To capture the difference between photography and painting, he explains how he once had to paint a portrait of a writer sitting on a wicker chair. He was stuck for days until it occurred to him to closely study how the wickerwork was made with a pencil and a piece of graph paper: “I imitated with the direction of the brush the way that the wickerwork had been crafted. The main difference between photography and painting is that to paint something you need to know what it's made of. If you want to paint a face, you need to be acquainted with the muscles and the skeleton beneath it.” Next to a wall of his studio where the paintings of his wife and children, there’s a more conventional collection of family photographs, also looking at us from a different reality. I ask Hernán whether photography can claim to have anything that painting lacks, “whereas photography is better at immediacy, painting aims at a certain atemporality. The latter has an added difficulty: before you begin to paint you need to deeply analyse what you are going to paint. Not everyone has what it takes to do this. To distance oneself from the work and then to plunge into the process.”

“Have you ever doubted that you have what it takes to be a good portrait painter?” I continue. “No, I don’t think so”, Hernán answers as he lets out a cheeky snort. “It might sound pretentious, but I haven’t. Of course many times paintings don’t eventually follow through. In fact, most of the time they don’t. You’ll know this if you are a poet. Creation is a constant battle with form and you need to pay attention to the positive things that come from that battle... And often you let yourself be carried away by pessimism. If that’s what you mean, then of course I have had doubts. But to think profoundly that I’m not well-suited?” He shakes his head. “No, never.”
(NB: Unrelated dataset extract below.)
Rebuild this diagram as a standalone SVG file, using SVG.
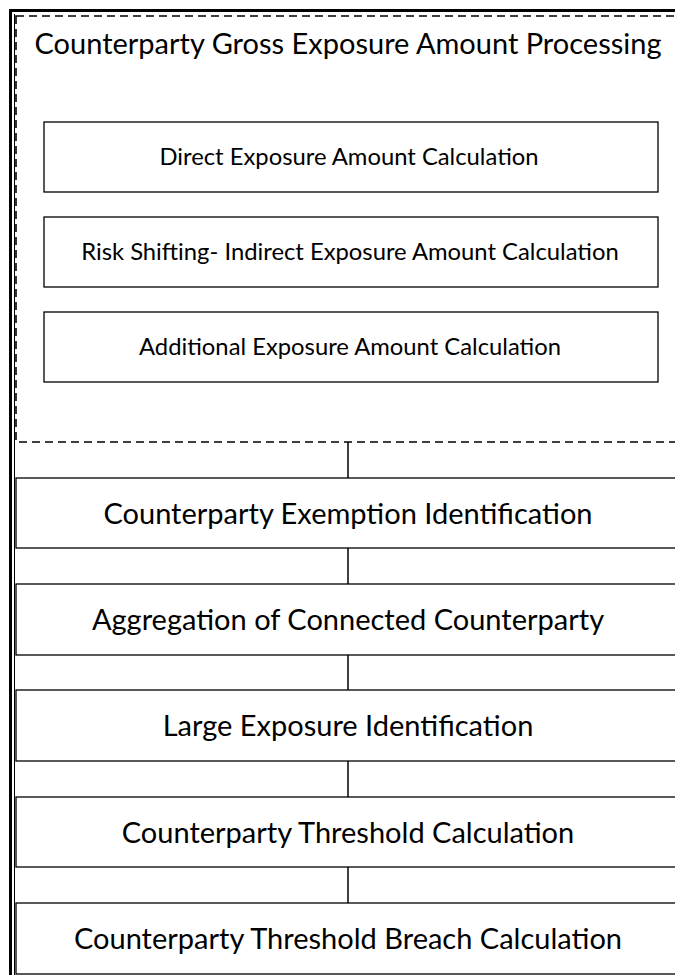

I feel almost ashamed of myself when I ask him my last question: whether if he were commissioned a portrait for someone he considered truly noxious for society he’d try to get that thought through in his painting; try to capture that flicker of mischief, insanity or inhumanity that so many times comes across someone’s expression – if one looks at it from the appropriate perspective. I know that Hernán is not that shallow. All of the complexities of human character would rise up to the surface; even if one captured evil deliberately, a good portrait painter like Hernán would never make his pallette monochrome. Nonetheless, Hernán admits limits to his capacity for neutrality “If I have ever considered someone truly noxious I have always come up with an excuse to reject the commission. I wouldn’t be a good portrait artist if I had accepted it, because I wouldn’t have been successful in capturing that person’s contradictions. I remember when I was sixteen my older sister used to constantly go on about whom she liked and whom she didn’t like, she was always making judgements. And even then I thought: why would you ever judge people? Why not just observe them closely and get on with your own life? Even then, I was already a portrait painter. When you ask yourself whether you like someone, you are really asking: ‘Is this person a continuation of myself?’ And painting portraits requires you to look more closely those who are not. You learn most from people you don’t like.”

As I had expected it, Hernán’s sincere approach to portrait transcended even what might be thought of – maybe wrongly – as social and political engagement. For it must be admitted that human affairs, just like photography, require immediacy: manicheism is pragmatic; judgement is required; and the purity of understanding can be lost along our way to action. Today, however, Hernán asks me to adopt a narrative format for my interview; I must learn from portraits for my interpretive role. As I retrace our steps along Hernán’s long, cluttered corridors, I think I can find in all the glaring faces the same mark of craftsmanship I had long missed in aphorisms: a step back into what somecall superficiality, forming a thick coat of contradictions around our identical, vulnerable core.